Do you have a financial plan for the future?

I’ve not thought about where I would like to retire but, for me, retirement is not just about not going to work: it is financial freedom. Then I can go to the office, if I want, because I like it. I have education investment plans in place for my daughter. Indians have a habit of saving for their children.

If you won Dh1 million, what would you do with it? 

I would put the money to good use - maybe property, as that is very much on my mind. I would like to buy office space here to avoid rents. I think everyone should buy a house and an office. With property, investment comes only with the second - the first is just saving rent. I would take a trip with my family to Disneyworld - the US, Paris, Hong Kong - maybe all together. Some jewellery for my wife, maybe treat myself to an upgraded car, a Range Rover or Jaguar.

What would you raid your savings account for? 

A few years ago, I met a gentleman through work who was selling his rare coin collection for Dh350,000 or in parts. I didn’t go ahead but gave it some serious thought. It seemed a safe investment but I have never got into any such thing in the past. Then I thought, if I have a surplus after saving, that is the time to invest - not now.

What financial advice do you offer clients?

I tell everyone they need a will (and not only in this country) with clear instructions, so there is no confusion and no contest. The banks are sitting on billions of unclaimed funds - not because families don’t want it but because they don’t know about it. So you should also keep a list of all assets, which your family can access.  Power of attorney authorisation, given today to your spouse or parents (anyone you trust), is there for decisions to be made on your behalf should anything happen. When Michael Schumacher was in a coma, his bank accounts were frozen.

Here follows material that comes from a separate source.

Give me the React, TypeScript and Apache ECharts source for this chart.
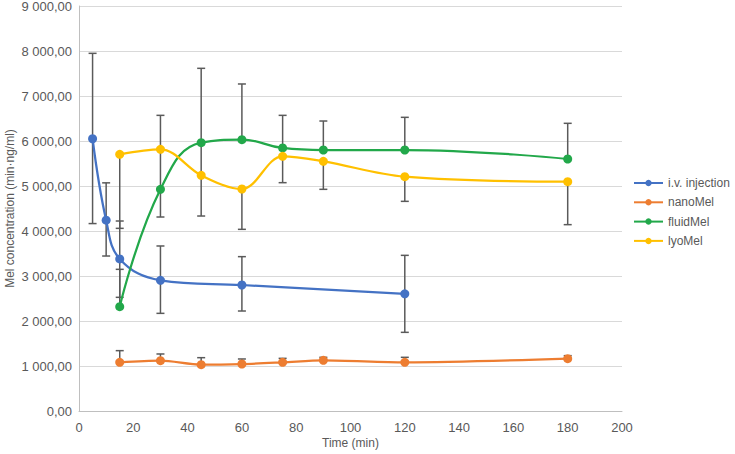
import React, { useEffect, useRef } from "react";
import * as echarts from "echarts";

const ivTimes = [5, 10, 15, 30, 60, 120];
const ivValues = [6050, 4240, 3380, 2905, 2800, 2605];
const ivHigh = [7948, 5070, 4222, 3667, 3430, 3459];
const ivLow = [4165, 3444, 2526, 2170, 2222, 1748];

const formTimes = [15, 30, 45, 60, 75, 90, 120, 180];

const nanoValues = [1082, 1119, 1030, 1044, 1082, 1126, 1082, 1163];
const nanoHigh = [1341, 1267, 1185, 1156, 1170, 1193, 1193, 1230];
const nanoLow: (number | null)[] = [null, null, null, null, null, null, null, null];

const fluidValues = [2318, 4926, 5963, 6030, 5845, 5800, 5800, 5600];
const fluidHigh: (number | null)[] = [3148, null, 7615, 7267, 6570, 6444, 6526, 6393];
const fluidLow: (number | null)[] = [null, null, 4333, null, null, null, null, null];

const lyoValues = [5704, 5815, 5237, 4933, 5660, 5548, 5207, 5096];
const lyoHigh: (number | null)[] = [null, 6570, null, null, null, null, null, null];
const lyoLow: (number | null)[] = [4059, 4311, null, 4037, 5074, 4926, 4659, 4141];

const seriesNames = ["i.v. injection", "nanoMel", "fluidMel", "lyoMel"];
const seriesColors = ["#4472C4", "#ED7D31", "#22A84A", "#FFC000"];

const yTicks = { min: 0, max: 9000, interval: 1000 };
const xTicks = { min: 0, max: 200, interval: 20 };

const FONT = "Liberation Sans, Arial, sans-serif";
const TEXT = "#595959";

function fmtY(v: number) {
  const s = Math.round(v).toString().replace(/\B(?=(\d{3})+(?!\d))/g, " ");
  return s + ",00";
}

function errData(times: number[], vals: number[], low: (number | null)[], high: (number | null)[]) {
  return times.map((t, i) => [
    t,
    vals[i],
    low[i] == null ? vals[i] : low[i],
    high[i] == null ? vals[i] : high[i],
    low[i] == null ? 0 : 1,
    high[i] == null ? 0 : 1,
  ]);
}

function errSeries(data: any[]) {
  return {
    type: "custom",
    silent: true,
    z: 1,
    encode: { x: 0, y: [2, 3] },
    data,
    renderItem: (params: any, api: any) => {
      const x = api.value(0);
      const lo = api.value(2);
      const hi = api.value(3);
      const hasLo = api.value(4) === 1;
      const hasHi = api.value(5) === 1;
      const pLo = api.coord([x, lo]);
      const pHi = api.coord([x, hi]);
      const cap = 4;
      const style = { stroke: "#5a5a5a", lineWidth: 1.5 };
      const children: any[] = [
        { type: "line", shape: { x1: pLo[0], y1: pLo[1], x2: pHi[0], y2: pHi[1] }, style },
      ];
      if (hasLo)
        children.push({ type: "line", shape: { x1: pLo[0] - cap, y1: pLo[1], x2: pLo[0] + cap, y2: pLo[1] }, style });
      if (hasHi)
        children.push({ type: "line", shape: { x1: pHi[0] - cap, y1: pHi[1], x2: pHi[0] + cap, y2: pHi[1] }, style });
      return { type: "group", children };
    },
  };
}

function lineSeries(name: string, color: string, times: number[], vals: number[], smooth: number) {
  return {
    name,
    type: "line",
    z: 3,
    smooth,
    symbol: "circle",
    symbolSize: 9,
    lineStyle: { color, width: 2.25 },
    itemStyle: { color },
    data: times.map((t, i) => [t, vals[i]]),
  };
}

export default function App() {
  const ref = useRef<HTMLDivElement>(null);
  useEffect(() => {
    if (!ref.current) return;
    const chart = echarts.init(ref.current, null, { renderer: "svg" });
    chart.setOption({
      animation: false,
      backgroundColor: "#ffffff",
      grid: { left: 79, right: 113, top: 6, bottom: 43, containLabel: false, outerBoundsMode: "none" },
      legend: {
        orient: "vertical",
        left: 628,
        top: 171,
        itemWidth: 29,
        itemHeight: 8,
        itemGap: 5.3,
        data: seriesNames,
        textStyle: { color: TEXT, fontSize: 12, fontFamily: FONT, lineHeight: 14 },
      },
      xAxis: {
        type: "value",
        min: xTicks.min,
        max: xTicks.max,
        interval: xTicks.interval,
        name: "Time (min)",
        nameLocation: "middle",
        nameGap: 26,
        nameMoveOverlap: false,
        nameTextStyle: { color: TEXT, fontSize: 12, fontFamily: FONT },
        axisLine: { show: true, lineStyle: { color: "#bfbfbf", width: 1 } },
        axisTick: { show: false },
        splitLine: { show: false },
        axisLabel: { color: TEXT, fontSize: 13, fontFamily: FONT, margin: 10 },
      },
      yAxis: {
        type: "value",
        min: yTicks.min,
        max: yTicks.max,
        interval: yTicks.interval,
        name: "Mel concentration (min·ng/ml)",
        nameLocation: "middle",
        nameGap: 63,
        nameMoveOverlap: false,
        nameTextStyle: { color: TEXT, fontSize: 12, fontFamily: FONT },
        axisLine: { show: true, lineStyle: { color: "#bfbfbf", width: 1 } },
        axisTick: { show: false },
        splitLine: { show: true, lineStyle: { color: "#d9d9d9", width: 1 } },
        axisLabel: { color: TEXT, fontSize: 13, fontFamily: FONT, margin: 7, formatter: fmtY },
      },
      series: [
        errSeries(errData(ivTimes, ivValues, ivLow, ivHigh)),
        errSeries(errData(formTimes, nanoValues, nanoLow, nanoHigh)),
        errSeries(errData(formTimes, fluidValues, fluidLow, fluidHigh)),
        errSeries(errData(formTimes, lyoValues, lyoLow, lyoHigh)),
        lineSeries(seriesNames[0], seriesColors[0], ivTimes, ivValues, 0.4),
        lineSeries(seriesNames[1], seriesColors[1], formTimes, nanoValues, 0.3),
        lineSeries(seriesNames[2], seriesColors[2], formTimes, fluidValues, 0.45),
        lineSeries(seriesNames[3], seriesColors[3], formTimes, lyoValues, 0.35),
      ],
    });
    return () => chart.dispose();
  }, []);
  return (
    <div
      ref={ref}
      style={{ position: "fixed", left: 0, top: 0, width: 735, height: 454, background: "#fff" }}
    />
  );
}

If an airline passenger goes missing, the government will wait a minimum of seven years to declare them dead. And you should have decided guardianship for your children in case both husband and wife pass away.

Do you take your own advice?

I have organised life insurance - let’s say my plan is $5 million by the age of 60. Then I get $5 million in insurance and my goal is achieved for my family, if I am alive or not. I have critical illness cover too, so my expenses would be taken care of and I would get a lump sum. I have everything sorted, absolutely.